The lead-up to the summit was dominated by negotiations over defence spending.
Trump publicly demanded that NATO members commit 5% of their GDP to defence – a dramatic increase from the current benchmark of 2%.
Eventually NATO Secretary General Mark Rutte negotiated a compromise with the US: 3.5% of GDP would go towards traditional defence, while the other 1.5% could count towards "soft security" expenditure such as civilian infrastructure projects.
The US also agreed to a longer timeline: instead of the Europeans having to reach the target within five years (as originally demanded), the final deal extended it to a 10-year period.
Spain became the summit’s biggest holdout.
There were several factors at play here: the geography (not particularly concerned about the Russian threat), the economy, ideology (leftist ideology is generally inclined toward pacifism) and domestic politics (Prime Minister Pedro Sánchez is currently in a particularly precarious position).
Sources say Spain was unofficially urged to agree to Trump’s demand even if it had no real intention of fulfilling it.
The breakthrough only came late on Sunday 22 June, when NATO Secretary General Mark Rutte sent Sánchez a letter guaranteeing Spain "the flexibility."
Sánchez promptly published the letter and framed it as a domestic political victory. Spain then lifted its veto, and the summit could move forward.
But the dispute wasn’t resolved, only shelved.

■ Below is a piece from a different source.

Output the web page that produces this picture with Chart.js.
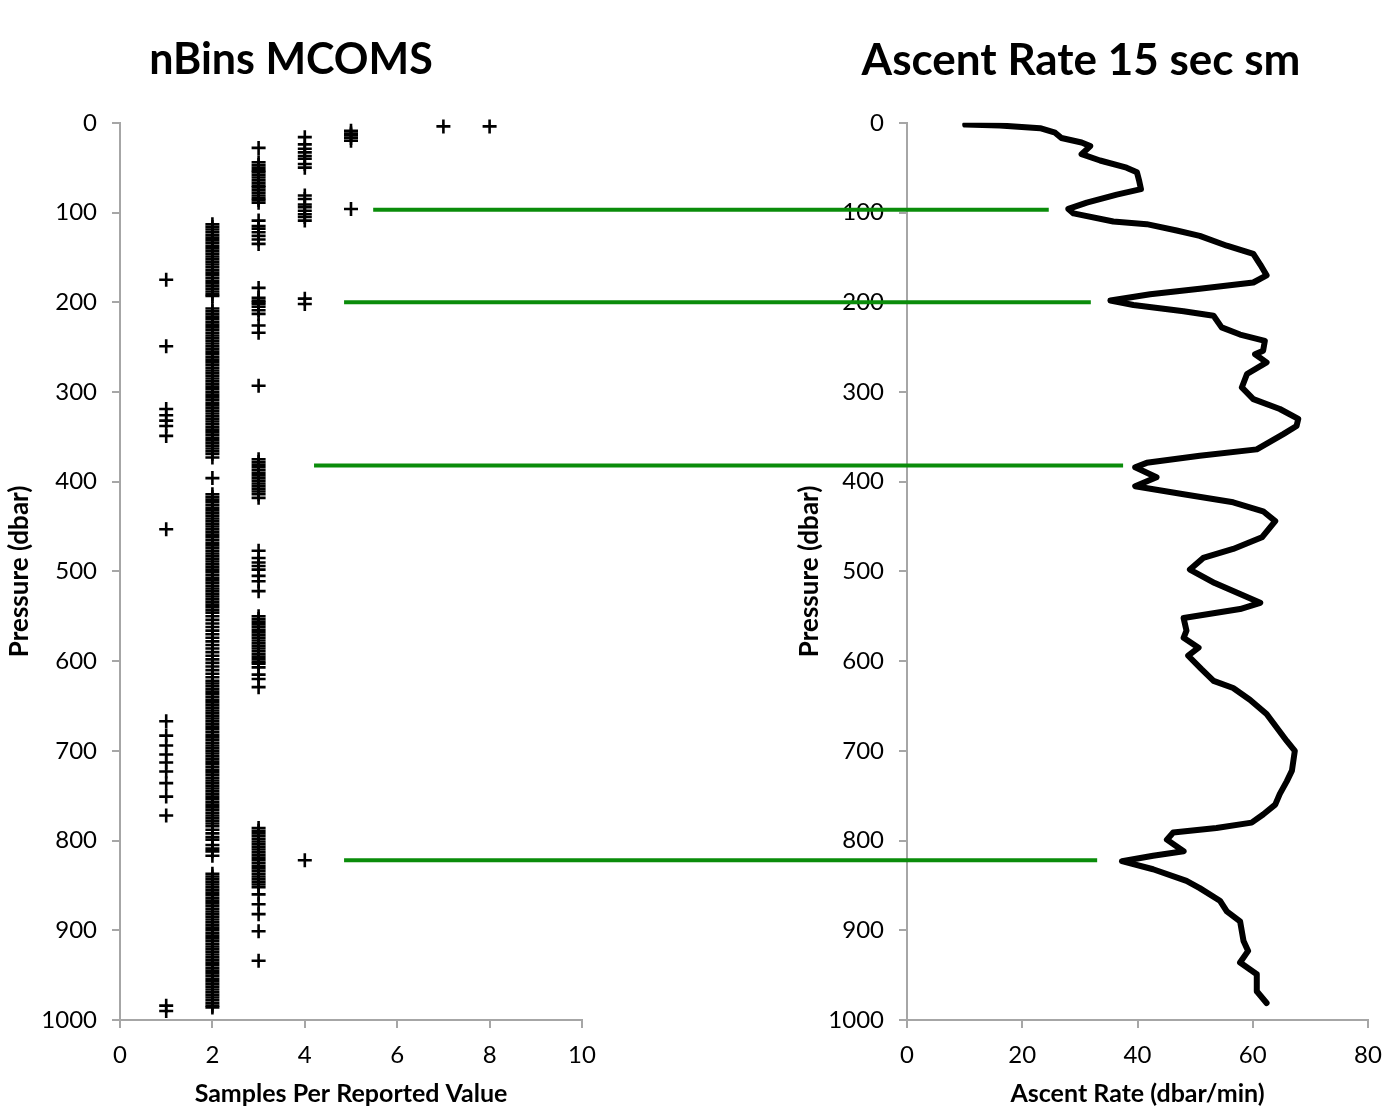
<!DOCTYPE html>
<html>
<head>
<meta charset="utf-8">
<script src="https://cdn.jsdelivr.net/npm/chart.js@4.4.1/dist/chart.umd.min.js"></script>
<style>
  body { margin: 0; background: #fff; }
  #wrap { position: relative; width: 1387px; height: 1106px; background: #fff; }
  canvas { position: absolute; left: 0; top: 0; }
</style>
</head>
<body>
<div id="wrap">
  <canvas id="nbins" width="600" height="1106"></canvas>
  <canvas id="ascent" width="1387" height="1106"></canvas>
</div>
<script>
// pressures (dbar) where each samples-per-value count was seen
const bins1 = [175, 249, 319, 326, 332, 338, 349, 453, 667, 683, 694, 704, 713, 723, 736, 751, 772, 984, 990];
const bins2 = [
  113, 116, 119, 122, 125, 128, 131, 134, 137, 140, 143, 146, 149, 152, 155, 158, 161, 164, 167, 170, 173, 176, 179, 182, 185, 188, 191, 193,
  207, 210, 213, 216, 219, 222, 225, 228, 231, 234, 237, 240, 243, 246, 249, 252, 255, 258, 261, 264, 267, 270, 273, 276, 279, 282, 285, 288,
  291, 294, 297, 300, 303, 306, 309, 312, 315, 318, 321, 324, 327, 330, 333, 336, 339, 342, 345, 348, 351, 354, 357, 360, 363, 366, 369, 373,
  396,
  414, 417, 420, 423, 426, 429, 432, 435, 438, 441, 444, 447, 450, 453, 456, 459, 462, 465, 468, 471, 474, 477, 480, 483, 486, 489, 492, 495,
  498, 501, 504, 507, 510, 513, 516, 519, 522, 525, 528, 531, 534, 537, 540, 543, 546,
  550, 554, 558, 562, 566, 570, 574, 578, 582, 586, 590, 594, 598, 602, 606, 610, 614, 618, 622,
  625, 628, 631, 634, 637, 640, 643, 646, 649, 652, 655, 658, 661, 664, 667, 670, 673, 676, 679, 682, 685, 688, 691, 694, 697, 700, 703, 706,
  709, 712, 715, 718, 721, 724, 727, 730, 733, 736, 739, 742, 745, 748, 751, 754, 757, 760, 763, 766, 769, 772, 775, 778, 781, 784,
  788, 792, 796, 799, 805, 809, 812, 817,
  837, 840, 843, 846, 849, 852, 855, 858, 861, 864, 867, 870, 873, 876, 879, 882, 885, 888, 891, 894, 897, 900, 903, 906, 909, 912, 915, 918,
  921, 924, 927, 930, 933, 936, 939, 942, 945, 948, 951, 954, 957, 960, 963, 966, 969, 972, 975, 978, 981, 984, 986
];
const bins3 = [
  28, 44, 47, 50, 53, 55, 58, 61, 64, 67, 70, 72, 75, 78, 81, 84, 86, 89,
  109, 115, 118, 122, 126, 130, 135,
  184, 195, 198, 200, 202, 205, 209, 213, 226, 234,
  293,
  375, 378, 381, 384, 387, 390, 393, 396, 399, 402, 405, 408, 411, 414, 418,
  477, 485, 490, 494, 498, 505, 511, 522,
  550, 553, 556, 559, 562, 565, 568, 571, 574, 577, 580, 583, 586, 589, 592, 595, 598, 601, 603, 607, 615, 620, 629,
  786, 789, 792, 795, 798, 801, 804, 807, 810, 813, 816, 819, 822, 825, 828, 831, 834, 837, 840, 843, 846, 849, 852, 860, 871, 882,
  901, 934
];
const bins4 = [16, 24, 29, 33, 37, 40, 46, 50, 81, 85, 91, 94, 98, 102, 105, 109, 196, 202, 822];
const bins5 = [9, 12, 14, 17, 20, 96];
const bins7 = [4];
const bins8 = [4];

// ascent rate profile, 15 s smoothing
const ascentPressure = [
  2, 3, 6, 11, 17, 22, 26, 35, 42, 50, 55, 65, 74, 80, 89, 96, 101, 110, 113, 120,
  126, 137, 146, 158, 170, 178, 185, 191, 198, 203, 210, 215, 228, 236, 243, 254, 258, 267, 280, 295,
  308, 319, 330, 338, 347, 364, 371, 379, 384, 395, 405, 414, 423, 433, 444, 462, 475, 485, 498, 513,
  535, 542, 552, 566, 574, 585, 594, 609, 622, 630, 643, 659, 689, 700, 722, 734, 748, 760, 771, 780,
  786, 791, 799, 812, 817, 823, 832, 845, 853, 867, 879, 890, 912, 923, 936, 949, 968, 981
];
const ascentRate = [
  10.1, 16.1, 23.1, 25.7, 26.8, 30.3, 31.8, 30.3, 33.5, 38.1, 39.9, 40.3, 40.6, 36.4, 31.2, 28.0, 28.9, 35.8, 41.6, 46.8,
  50.8, 55.5, 60.1, 61.3, 62.4, 60.1, 50.8, 42.2, 35.3, 39.3, 48.0, 53.2, 54.6, 57.8, 62.1, 61.8, 60.4, 62.4, 59.0, 58.1,
  60.1, 64.7, 67.9, 67.6, 65.3, 60.7, 50.8, 41.6, 39.6, 43.3, 39.6, 48.0, 56.6, 61.8, 63.9, 61.6, 56.6, 51.4, 49.1, 53.4,
  61.3, 57.8, 48.0, 48.5, 48.0, 50.6, 48.8, 51.1, 53.2, 56.6, 59.5, 62.4, 65.9, 67.3, 66.8, 65.9, 64.7, 63.9, 61.8, 59.8,
  53.7, 46.2, 45.1, 48.0, 42.7, 37.3, 42.7, 48.5, 50.8, 54.3, 55.5, 57.8, 58.4, 59.2, 57.8, 60.7, 60.7, 62.4
];

// green marker lines: pressure, start (samples axis), end (ascent rate axis)
const markPressure = [97, 200, 382, 822];
const markFromSamples = [5.48, 4.85, 4.2, 4.85];
const markToRate = [24.6, 31.9, 37.5, 33.0];

const FONT = "Lato";
const axisGray = "#a6a6a6";

function pts(xv, list) {
  return list.map(p => ({ x: xv, y: p }));
}

function pressureAxis(width, titlePad) {
  return {
    min: 0, max: 1000, reverse: true,
    afterFit(scale) { scale.width = width; },
    ticks: { stepSize: 100, color: "#000", padding: 15, font: { family: FONT, size: 24 },
             callback: v => String(v) },
    grid: { drawOnChartArea: false, tickLength: 8, color: axisGray, lineWidth: 2 },
    border: { color: axisGray, width: 2 },
    title: { display: true, text: "Pressure (dbar)", color: "#000", padding: { top: titlePad, bottom: 0 },
             font: { family: FONT, size: 26, weight: "bold" } }
  };
}

function bottomAxis(max, step, text) {
  return {
    type: "linear", min: 0, max: max,
    afterFit(scale) {
      scale.height = 86;
      // let the layout padding alone decide the right edge
      scale.paddingLeft = 0;
      scale.paddingRight = 0;
    },
    ticks: { stepSize: step, color: "#000", padding: 13, font: { family: FONT, size: 24 },
             callback: v => String(v) },
    grid: { drawOnChartArea: false, tickLength: 8, color: axisGray, lineWidth: 2 },
    border: { color: axisGray, width: 2 },
    title: { display: true, text: text, color: "#000", padding: { top: 0, bottom: -3 },
             font: { family: FONT, size: 25, weight: "bold" } }
  };
}

function titleOpts(text, size, padTop, padBottom) {
  return {
    display: true, text: text, color: "#000",
    padding: { top: padTop, bottom: padBottom },
    font: { family: FONT, size: size, weight: "bold" }
  };
}

const nbinsChart = new Chart(document.getElementById("nbins"), {
  type: "scatter",
  data: {
    datasets: [{
      data: [].concat(pts(1, bins1), pts(2, bins2), pts(3, bins3), pts(4, bins4), pts(5, bins5), pts(7, bins7), pts(8, bins8)),
      pointStyle: "cross",
      pointRadius: 7,
      pointBorderWidth: 2.6,
      borderColor: "#000",
      backgroundColor: "#000",
      clip: false
    }]
  },
  options: {
    responsive: false,
    animation: false,
    layout: { padding: { left: 0, right: 18, top: 0, bottom: 0 } },
    plugins: { legend: { display: false }, tooltip: { enabled: false }, title: titleOpts("nBins MCOMS", 43, 34.6, 36.6) },
    scales: {
      x: bottomAxis(10, 2, "Samples Per Reported Value"),
      y: pressureAxis(120, 4)
    }
  }
});

const markLines = {
  id: "markLines",
  afterDraw(chart) {
    const fromScale = nbinsChart.scales.x;
    const ctx = chart.ctx;
    ctx.save();
    ctx.strokeStyle = "#0a8c0a";
    ctx.lineWidth = 4;
    markPressure.forEach((p, i) => {
      const py = chart.scales.y.getPixelForValue(p);
      ctx.beginPath();
      ctx.moveTo(fromScale.getPixelForValue(markFromSamples[i]), py);
      ctx.lineTo(chart.scales.x.getPixelForValue(markToRate[i]), py);
      ctx.stroke();
    });
    ctx.restore();
  }
};

new Chart(document.getElementById("ascent"), {
  type: "scatter",
  data: {
    datasets: [{
      data: ascentPressure.map((p, i) => ({ x: ascentRate[i], y: p })),
      showLine: true,
      borderColor: "#000",
      borderWidth: 6,
      borderJoinStyle: "round",
      borderCapStyle: "round",
      pointRadius: 0,
      tension: 0
    }]
  },
  options: {
    responsive: false,
    animation: false,
    layout: { padding: { left: 794, right: 19, top: 0, bottom: 0 } },
    plugins: { legend: { display: false }, tooltip: { enabled: false }, title: titleOpts("Ascent Rate 15 sec sm", 44, 34, 36) },
    scales: {
      x: bottomAxis(80, 20, "Ascent Rate (dbar/min)"),
      y: pressureAxis(113, 0)
    }
  },
  plugins: [markLines]
});
</script>
</body>
</html>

Already two other countries, Belgium and Slovakia, have publicly questioned why Spain should get special treatment. Their message: "What about us? We deserve flexibility too."
In contrast to the complicated relations between NATO members, it can be stated that for Ukraine, only positive news is expected from the summit in The Hague.
And most importantly, the NATO decision will directly foresee and encourage funding for the Ukrainian Armed Forces. Member states will count this funding towards their "defence spending", and that will help them meet their target commitments.